(09-28-2023, 11:56 AM)F2d5thCav Wrote: Yeah, mine shaft would be better. Deeper and no "fresh" dirt exposed by digging.
I've heard of places in the Appalachians where there are "holes" in the ground, essentially vertical cave shafts, and yes, purported to be useful for disposal of unwanted ... items.
Cheers
I grew up about 15 or 20 miles southeast of where I live now. Where I live now is transitional, the liminal space between the Appalachian Plateau and the Ridge and Valley region. The Appalachian plateau is noted for it's coal deposits which are missing from the area where I grew up - that area is what is called "karst" terrain. It's mostly a limestone bedrock.
The Appalachian Plateau is around 315 to 320 million years old, Pennsylvanian age, where the coalfields are. I live on the eastern slope of it. The Ridge and Valley region is a lot older, between 500 and 600 million years, Cambrian, Devonian, and Silurian ages, where the limestone bedrock is exposed. That's where I grew up. The Clinch River is a rough line that separates the two.
There is a slab of exposed bedrock on the hill above the house where I was raised that has ancient fossils in it. I've recovered fossil stromatolites there, as well as something that even the biology professor at the university could not identify = it was doughnut shaped, about 2 1/2 inches across, and full of little diamond-shaped bumps, like grinding teeth. I've since found an identification for it, but can't recall what it was called. The rock is old, from about the time of the Cambrian Explosion, the beginnings of multicellular life.
Limestone dissolves in water over time. Over the ages, the karst area where I grew up has been honeycombed with caves, some of which run for miles underground. As those cave roofs collapse in places over time, it develops "sinkholes" which are usually funnel-shaped depressions with a hole in the bottom of them. That hole leads into... a whole 'nuther world. An area of Russell County, VA, called "Glade Hollow" is noted for the thousands of sinkhole at the upper end of the valley. It's a long "holler", about 6 or 8 miles long and contains Daugherty's Cave (archaeologically significant, with artifacts going back around 11,000 years), Gray's Cave, and another big cave at the lower end of the valley whose name I don't know. All 3 of those caves are interconnected in a vast underground network of caverns, with an underground river in it. I've accessed that river through Gray's Cave. There are at least 3 creeks in that holler all named "Sinking Creek" from the fact that they arise at a spring, run for a while, and then just disappear into a hole in the ground - they just "sink" into the ground, hence the name.

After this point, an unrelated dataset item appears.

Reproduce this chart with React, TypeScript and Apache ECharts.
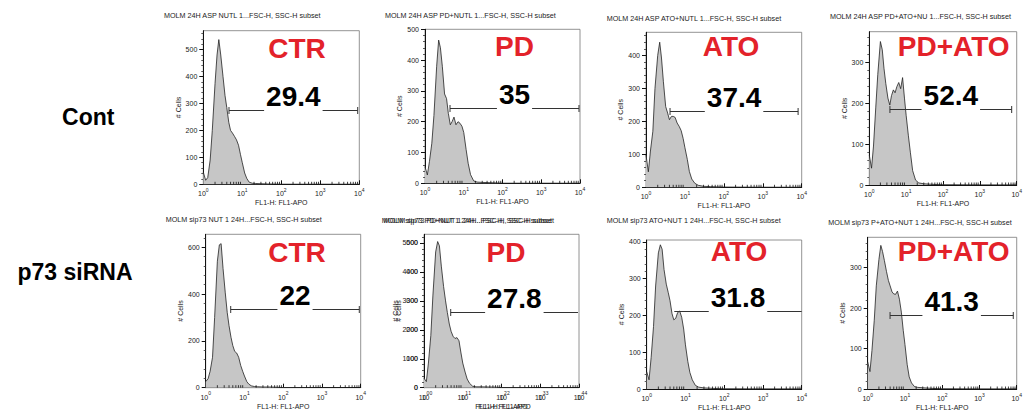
import { useEffect, useRef } from "react";
import * as echarts from "echarts";

// FL1-APO channel values (log scale) at which the histogram counts are sampled
const FL1_BINS = [1, 1.15, 1.3, 1.5, 1.7, 2.0, 2.25, 2.5, 2.8, 3.2, 3.6, 4.0, 4.5, 5.0, 5.6, 6.3, 7.1, 8.0, 9.0, 10, 11.5, 13, 15, 18, 22, 30, 45, 70, 100, 1000, 10000];

// # Cells per bin, control row
const CONT_CTR = [45, 15, 25, 90, 200, 374, 480, 537, 480, 400, 330, 285, 230, 200, 190, 178, 165, 145, 110, 80, 42, 22, 8, 4, 3, 2, 1, 0.5, 0, 0, 0];
const CONT_PD = [54, 27, 70, 130, 220, 380, 465, 440, 380, 290, 275, 227, 190, 200, 215, 190, 200, 195, 185, 165, 110, 65, 28, 8, 4, 3, 2, 1, 0, 0, 0];
const CONT_ATO = [98, 47, 110, 170, 300, 400, 440, 392, 320, 245, 225, 205, 215, 215, 212, 195, 185, 172, 148, 120, 85, 48, 25, 12, 6, 3, 2, 1, 0.5, 0, 0];
const CONT_PDATO = [73, 41, 95, 190, 270, 350, 330, 285, 248, 212, 195, 218, 232, 225, 240, 250, 235, 262, 212, 170, 120, 80, 35, 12, 5, 3, 2, 1, 0.5, 0, 0];

// # Cells per bin, p73 siRNA row
const SI_CTR = [26, 38, 70, 130, 300, 540, 610, 615, 510, 405, 320, 265, 215, 180, 155, 148, 130, 95, 70, 50, 26, 15, 8, 5, 4, 3, 3, 2, 0.5, 0, 0];
const SI_PD = [330, 210, 850, 1800, 3200, 4690, 5050, 4900, 4200, 3500, 3000, 2600, 2200, 1950, 1780, 1700, 1730, 1620, 1200, 850, 540, 300, 150, 50, 30, 30, 25, 20, 5, 0, 0];
const SI_ATO = [47, 25, 85, 170, 280, 370, 392, 380, 325, 285, 262, 240, 205, 188, 192, 208, 212, 195, 163, 120, 75, 45, 25, 10, 5, 3, 2, 1, 0.5, 0, 0];
const SI_PDATO = [67, 43, 95, 170, 255, 320, 355, 340, 318, 290, 268, 255, 240, 235, 234, 242, 222, 190, 145, 110, 60, 30, 15, 6, 4, 3, 2, 1, 0.5, 0, 0];

// Gate [start FL1, end FL1, drawn at # Cells] and the percentage inside it
const GATES = [
  [4.56, 9100, 275], [4.42, 9420, 243], [4.14, 8080, 231], [3.63, 7300, 185],
  [4.42, 9200, 335], [4.89, 9420, 2600], [5.15, 10000, 212], [3.98, 8080, 184],
];
const GATE_PCT = [29.4, 35, 37.4, 52.4, 22, 27.8, 31.8, 41.3];

const TREATMENTS = ["CTR", "PD", "ATO", "PD+ATO", "CTR", "PD", "ATO", "PD+ATO"];
const ROW_LABELS = ["Cont", "p73 siRNA"];
const SAMPLE_NAMES = [
  "MOLM 24H ASP NUTL 1...FSC-H, SSC-H subset",
  "MOLM 24H ASP PD+NUTL 1...FSC-H, SSC-H subset",
  "MOLM 24H ASP ATO+NUTL 1...FSC-H, SSC-H subset",
  "MOLM 24H ASP PD+ATO+NU 1...FSC-H, SSC-H subset",
  "MOLM sip73 NUT 1 24H...FSC-H, SSC-H subset",
  "MOLM sip73 PD+NUT 1 24H...FSC-H, SSC-H subset",
  "MOLM sip73 ATO+NUT 1 24H...FSC-H, SSC-H subset",
  "MOLM sip73 P+ATO+NUT 1 24H...FSC-H, SSC-H subset",
];

// y-axis range and tick labels for each histogram
const Y_MAX = [570, 500, 470, 374, 655, 5300, 405, 375];
const Y_STEP = [100, 100, 100, 100, 200, 1000, 100, 100];
const Y_TICKS = [
  [0, 100, 200, 300, 400, 500],
  [0, 100, 200, 300, 400, 500],
  [0, 100, 200, 300, 400],
  [0, 100, 200, 300],
  [0, 200, 400, 600],
  [0, 1000, 2000, 3000, 4000, 5000],
  [0, 100, 200, 300, 400],
  [0, 100, 200, 300],
];
// overprinted scale seen on the siRNA PD panel
const GHOST_Y_TICKS = [0, 100, 200, 300, 400, 500];
const X_LOG_MAX = 10000;

const SERIES_COUNTS = [CONT_CTR, CONT_PD, CONT_ATO, CONT_PDATO, SI_CTR, SI_PD, SI_ATO, SI_PDATO];

// ---- layout (pixels) ----
const BOXES = [
  [203.3, 30.7, 156, 153.6],
  [425, 29.3, 155, 154],
  [646, 32.3, 155.7, 155],
  [869.3, 31.7, 155, 153.3],
  [205.7, 234.3, 155, 153.4],
  [424, 234.3, 155, 153.4],
  [646.7, 240, 155, 149],
  [867.7, 237.3, 155.3, 153.7],
];
const GATE_ENDS = [[1, 1], [1, 1], [1, 1], [1, 1], [1, 1], [1, 0], [0, 0], [1, 1]];
const TITLE_POS = [[164, 15.7], [385, 15], [606.7, 18.3], [830, 16.7], [165.7, 219], [381.7, 220], [606.7, 220.7], [828.3, 222.3]];
const TREAT_POS = [[297, 48.3], [514.5, 46.7], [731, 46.7], [953.7, 46.7], [297, 252.8], [506, 252.8], [739, 251.7], [953.7, 251.7]];
const ROW_POS = [[88.3, 116.7], [75, 271.7]];

const FONT = '"Liberation Sans", Arial, Helvetica, sans-serif';
const INK = "#222";
const RED = "#e3222a";

function logLabel(v: number) {
  return `{b|10}{e|${Math.round(Math.log10(v))}}`;
}

function buildOption() {
  const grid: any[] = [];
  const xAxis: any[] = [];
  const yAxis: any[] = [];
  const series: any[] = [];
  const graphic: any[] = [];

  const minorX: number[][] = [];
  for (let d = 1; d < X_LOG_MAX; d *= 10) {
    for (let m = 2; m <= 9; m++) minorX.push([m * d, 0]);
  }

  const xAxisBase = (gridIndex: number, showLine: boolean) => ({
    type: "log",
    logBase: 10,
    gridIndex,
    min: 1,
    max: X_LOG_MAX,
    name: "FL1-H: FL1-APO",
    nameLocation: "middle",
    nameGap: 15,
    nameTextStyle: { fontSize: 7, fontFamily: FONT, color: INK },
    axisLine: { show: showLine, lineStyle: { color: "#111", width: 1 } },
    axisTick: { show: showLine, inside: true, length: 4, lineStyle: { color: "#111", width: 1 } },
    splitLine: { show: false },
    axisLabel: {
      margin: 3,
      color: INK,
      formatter: logLabel,
      rich: {
        b: { fontSize: 7, fontFamily: FONT, color: INK, lineHeight: 10, verticalAlign: "bottom" },
        e: { fontSize: 5, fontFamily: FONT, color: INK, lineHeight: 10, verticalAlign: "top" },
      },
    },
  });

  const yAxisBase = (gridIndex: number, max: number, step: number, ticks: number[], showLine: boolean, labelMargin: number) => ({
    type: "value",
    gridIndex,
    min: 0,
    max,
    interval: step,
    name: "# Cells",
    nameLocation: "middle",
    nameGap: 21,
    nameRotate: 90,
    nameTextStyle: { fontSize: 7, fontFamily: FONT, color: INK },
    axisLine: { show: showLine, lineStyle: { color: "#111", width: 1 } },
    axisTick: { show: showLine, length: 4, customValues: ticks, lineStyle: { color: "#111", width: 1 } },
    minorTick: { show: showLine, splitNumber: 5, length: 2, lineStyle: { color: "#333", width: 0.8 } },
    splitLine: { show: false },
    minorSplitLine: { show: false },
    axisLabel: {
      customValues: ticks,
      margin: labelMargin,
      fontSize: 7,
      fontFamily: FONT,
      color: INK,
      formatter: (v: number) => String(v),
    },
  });

  BOXES.forEach((b, i) => {
    grid.push({
      left: b[0], top: b[1], width: b[2], height: b[3],
      show: true, borderColor: "#777", borderWidth: 0.8, backgroundColor: "transparent",
      containLabel: false,
    });
    xAxis.push(xAxisBase(i, true));
    yAxis.push(yAxisBase(i, Y_MAX[i], Y_STEP[i], Y_TICKS[i], true, 6));

    series.push({
      type: "line",
      xAxisIndex: i,
      yAxisIndex: i,
      data: FL1_BINS.map((x, k) => [x, SERIES_COUNTS[i][k]]),
      showSymbol: false,
      silent: true,
      lineStyle: { color: INK, width: 0.8 },
      areaStyle: { color: "#c6c6c6", opacity: 1 },
      z: 2,
    });

    series.push({
      type: "custom",
      xAxisIndex: i,
      yAxisIndex: i,
      silent: true,
      data: minorX,
      z: 3,
      renderItem: (_p: any, api: any) => {
        const p = api.coord([api.value(0), 0]);
        return {
          type: "line",
          shape: { x1: p[0], y1: p[1], x2: p[0], y2: p[1] - 2.5 },
          style: { stroke: "#111", lineWidth: 0.8 },
        };
      },
    });

    const ends = GATE_ENDS[i];
    series.push({
      type: "custom",
      xAxisIndex: i,
      yAxisIndex: i,
      silent: true,
      encode: { x: [0, 1], y: 2 },
      data: [[GATES[i][0], GATES[i][1], GATES[i][2], GATE_PCT[i]]],
      z: 5,
      renderItem: (_p: any, api: any) => {
        const a = api.coord([api.value(0), api.value(2)]);
        const c = api.coord([api.value(1), api.value(2)]);
        const y = Math.round(a[1]) + 0.5;
        const st = { stroke: "#333", lineWidth: 1 };
        const children: any[] = [
          { type: "line", shape: { x1: a[0], y1: y, x2: c[0], y2: y }, style: st },
        ];
        if (ends[0]) children.push({ type: "line", shape: { x1: a[0], y1: y - 3.5, x2: a[0], y2: y + 3.5 }, style: st });
        if (ends[1]) children.push({ type: "line", shape: { x1: c[0], y1: y - 3.5, x2: c[0], y2: y + 3.5 }, style: st });
        children.push({
          type: "text",
          x: (a[0] + c[0]) / 2,
          y: y + 4,
          style: {
            text: String(api.value(3)),
            font: `bold 28px ${FONT}`,
            fill: "#000",
            align: "center",
            verticalAlign: "bottom",
            backgroundColor: "#fff",
            padding: [0, 2, 4, 2],
          },
        });
        return { type: "group", children };
      },
    });

    graphic.push({
      type: "text",
      x: TITLE_POS[i][0],
      y: TITLE_POS[i][1],
      silent: true,
      style: { text: SAMPLE_NAMES[i], font: `7.2px ${FONT}`, fill: INK, align: "left", verticalAlign: "middle" },
    });
    graphic.push({
      type: "text",
      x: TREAT_POS[i][0],
      y: TREAT_POS[i][1],
      silent: true,
      z: 10,
      style: { text: TREATMENTS[i], font: `bold 28px ${FONT}`, fill: RED, align: "center", verticalAlign: "middle" },
    });
  });

  // overprinted copy of the siRNA PD panel's scale and heading
  const g = BOXES[5];
  grid.push({ left: g[0] + 3, top: g[1], width: g[2], height: g[3], show: false, containLabel: false });
  xAxis.push(xAxisBase(8, false));
  yAxis.push(yAxisBase(8, 530, 100, GHOST_Y_TICKS, false, 9));
  series.push({ type: "line", xAxisIndex: 8, yAxisIndex: 8, data: [], silent: true });
  graphic.push({
    type: "text",
    x: TITLE_POS[5][0] + 2,
    y: TITLE_POS[5][1],
    silent: true,
    style: { text: SAMPLE_NAMES[5], font: `7.2px ${FONT}`, fill: INK, align: "left", verticalAlign: "middle" },
  });

  ROW_LABELS.forEach((t, r) => {
    graphic.push({
      type: "text",
      x: ROW_POS[r][0],
      y: ROW_POS[r][1],
      silent: true,
      style: { text: t, font: `bold 23px ${FONT}`, fill: "#000", align: "center", verticalAlign: "middle" },
    });
  });

  return {
    animation: false,
    backgroundColor: "#fff",
    grid,
    xAxis,
    yAxis,
    series,
    graphic,
  };
}

export default function App() {
  const ref = useRef<HTMLDivElement>(null);
  useEffect(() => {
    if (!ref.current) return;
    const chart = echarts.init(ref.current, null, { renderer: "svg" });
    chart.setOption(buildOption() as any);
    return () => chart.dispose();
  }, []);
  return (
    <div
      ref={ref}
      style={{ position: "fixed", left: 0, top: 0, width: 1025, height: 412, background: "#fff" }}
    />
  );
}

There are "things" in that cave system. Once, when I was at the bank of the underground river that I accessed through Gray's Cave, I saw a smooth, oval, gray "rock" out in the middle of the river. it was about 4 or 5 feet long, 2 1/2 feet wide, smooth surfaced, and wet. As I played my mining light along it, it just sank into the river, leaving barely a ripple.
Some times, the holes going into the underground are not accompanied by the funnel-shaped depression, they are just a hole in otherwise unremarkable ground. I suspect those were formed by earthquakes over time - there are several fault lines that run through here, too.
There are at least two such holes on the farm where I grew up. One was an offset crack in the rock, about a foot wide and 4 or 5 feet long. Not big enough for a man to get into, but big enough for pieces of farm animals that died natural but suspicious deaths to be dropped into. That was where we disposed of farm critters that we didn't feel safe eating. It went down about 20 feet or so, and then branched out to the east and west into a cave with no other discovered opening. No idea how far it ran The rock at the top of the fissure had a "low" side of the crack and a "high" side of it, with about 2 or 2 1/2 feet of elevation difference, which is part of why I believe earthquakes formed some of the holes. I could sit on the high side and comfortably rest my feet on the low side, like a chair.
There was another one, on another hillside near the top, that just looked like a normal groundhog hole. No idea how it formed, as there was no fissure, no offset in the rock, no sinkhole, and it was just round, not an oblong crack like the other one. It wasn't but about a foot and a half across it, but it went down... WAY down. I could sit at the top of it and drop pebbles in, and listen to them "clack" against the sides of the walls for 30 seconds or so as they fell, before hearing a faint splash when they hit bottom. I would guess it went about 400 feet straight down, but never calculated how far it probably went.
So, yeah, there really are such holes, and they've been used to dispose of unwanted detritus for generations.